Sono nato a Catania nel 1852, credo tra l’8 e il 9 dicembre. I miei genitori, Benedetto e la principessa di Cassaro, mi hanno registrato nei registri parrocchiali il 10. Come ho scritto nel mio diario, sono rimasto figlio unico dopo una serie di decessi che hanno colpito i miei fratelli. Ricordo che fin da piccolo passavo molto tempo nella ricca biblioteca del palazzo di famiglia. A 7 anni, nell’estate del 1860, dal balcone centrale, ho assistito insieme a maman all’ingresso dei garibaldini a Catania. Ricordo un certo Francesco Marletta, amico di famiglia, che sventolava una bandiera tricolore, la prima vista nella mia vita. Passando sotto il balcone si è rivolto a maman gridando “Viva l’Italia, marchesina”. Subito dopo, i ricordi sono nitidi, maman si è rivolta verso me dicendomi: “Grida viva l’Italia”. Ed io ho gridato con tutto il fiato che avevo in gola!
Sono stato sempre di gracile salute: da bambino i miei genitori mi tenevano isolato dal mondo. Si figuri che non vedevo i miei cugini e gli altri bambini perché mio padre temeva che io potessi espormi a correnti d’aria o ad altri pericoli. Quasi ogni anno passavo un mese a letto, perché ammalato. Questo trattamento mi ha procurato una forte malinconia. Inetto a prendere decisioni e a ogni lavoro manuale. Il mio precettore don Francesco Oliveti, piemontese d’origine, aveva tentato di indirizzarmi verso una vita conformista e militare, obbligato da mio padre, ma faticavo a seguirla. Grazie all’opportunità di viaggiare molto, ho appreso le principali lingue europee. Mi sono laureato in Giurisprudenza discutendo una tesi dal titolo “Stato e Chiesa”.

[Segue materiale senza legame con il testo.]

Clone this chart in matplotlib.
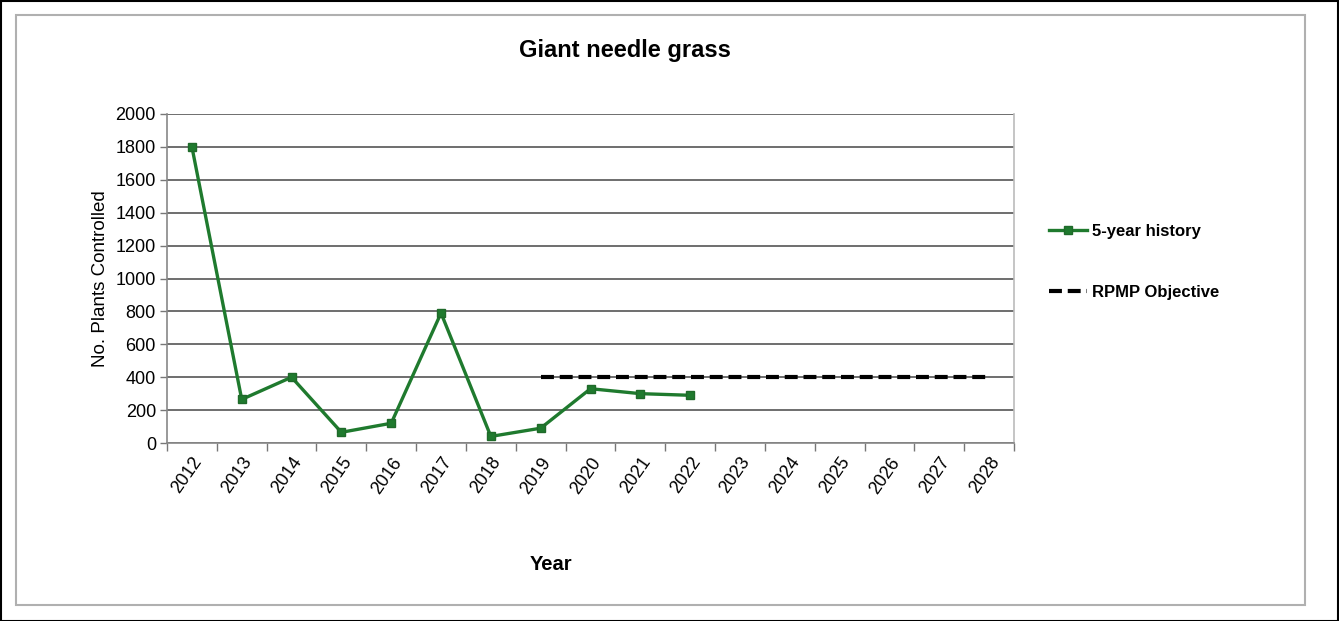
import matplotlib
matplotlib.use("Agg")
import matplotlib.pyplot as plt
from matplotlib.patches import Rectangle

plt.rcParams['font.family'] = ['Liberation Sans', 'DejaVu Sans']

years = [str(y) for y in range(2012, 2029)]
history_years = ['2012', '2013', '2014', '2015', '2016', '2017', '2018', '2019', '2020', '2021', '2022']
history_values = [1800, 265, 400, 65, 120, 790, 40, 90, 330, 300, 290]
objective_years = [str(y) for y in range(2019, 2029)]
objective_values = [400] * len(objective_years)
yticks = list(range(0, 2001, 200))

W, H = 1339, 621
fig = plt.figure(figsize=(W / 100, H / 100), dpi=100)
fig.patch.set_facecolor('white')

# outer black frame and inner gray frame
fig.add_artist(Rectangle((0.5 / W, 0.5 / H), 1 - 1.5 / W, 1 - 1.5 / H, transform=fig.transFigure,
                         fill=False, edgecolor='black', linewidth=1.5))
fig.add_artist(Rectangle((16 / W, 1 - 605 / H), (1305 - 16) / W, (605 - 15) / H, transform=fig.transFigure,
                         fill=False, edgecolor='#b0b0b0', linewidth=1.5))

left, right, top, bottom = 167, 1014, 114, 443
ax = fig.add_axes([left / W, 1 - bottom / H, (right - left) / W, (bottom - top) / H])

idx = {y: i for i, y in enumerate(years)}
hx = [idx[y] for y in history_years]
ox = [idx[y] for y in objective_years]

ax.plot(hx, history_values, color='#1f7a2e', linewidth=2.4, marker='s', markersize=5.5,
        markerfacecolor='#1f7a2e', markeredgecolor='#1f6a2a', label='5-year history', zorder=3)
ax.plot(ox, objective_values, color='black', linewidth=3, linestyle=(0, (3.1, 1.4)),
        label='RPMP Objective', zorder=3)

ax.set_xlim(-0.5, len(years) - 0.5)
ax.set_ylim(0, 2000)
ax.set_yticks(yticks)
ax.set_yticklabels([str(v) for v in yticks], fontsize=13)
ax.yaxis.grid(True, color='#555555', linewidth=1.2)
ax.set_axisbelow(True)

# category labels centered, ticks at boundaries
ax.set_xticks(range(len(years)))
ax.set_xticklabels(years, rotation=55, ha='right', rotation_mode='anchor', fontsize=13)
ax.tick_params(axis='x', which='major', length=0, pad=8)
ax.set_xticks([i - 0.5 for i in range(len(years) + 1)], minor=True)
ax.tick_params(axis='x', which='minor', length=6, color='#777777', width=1)
ax.tick_params(axis='y', length=5, color='#777777', width=1, pad=3)

for s in ['left', 'bottom', 'right', 'top']:
    ax.spines[s].set_color('#888888')
    ax.spines[s].set_linewidth(1.2)
ax.spines['top'].set_visible(False)
ax.spines['right'].set_color('#bbbbbb')

ax.set_ylabel('No. Plants Controlled', fontsize=13.5, labelpad=5)
fig.text(551 / W, 1 - 564 / H, 'Year', fontsize=14.5, fontweight='bold', ha='center', va='center')
fig.text(625 / W, 1 - 50 / H, 'Giant needle grass', fontsize=17, fontweight='bold', ha='center', va='center')

leg = fig.legend(loc='upper left', bbox_to_anchor=(1034 / W, 1 - 209 / H), frameon=False,
                 prop={'weight': 'bold', 'size': 12}, labelspacing=2.75, handlelength=2.3,
                 handletextpad=0.3)

fig.savefig('out.png', dpi=100)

In giovane età, prima del compimento del ventesimo anno, decidete di partecipare alla vita politica catanese. Marchese Paternò Castello, come inizia la vostra carriera? Ricordiamo che avete avuto un grande successo ricoprendo diversi ruoli istituzionali.
I miei primi passi in società sono avvenuti nel momento in cui il mondo agricolo siciliano stava uscendo a stento da una crisi di produzione, preludio della rivoluzione industriale che aveva colpito Catania, assumendo poi l’appellativo di “Milano del Sud”. Sono stato un politico della fazione liberal-progressista e anticlericale; crispiniano in politica interna ed estera, ostile alla Francia repubblicana, estimatore della Germania bismarckiana.
Insieme ad altri amici ho fondato il periodico Lo studente, in cui ci siamo divertiti a pubblicare in particolare saggi di natura politica. Nel 1875 sono stato eletto nel consiglio comunale con le elezioni suppletive del 25 luglio. Da quel momento la mia carriera è stata tutta in salita. Mi permetta di ricordare il matrimonio avvenuto nello stesso anno con Enrichetta Statella dei conti di Castagneto, una lontana nipote di maman.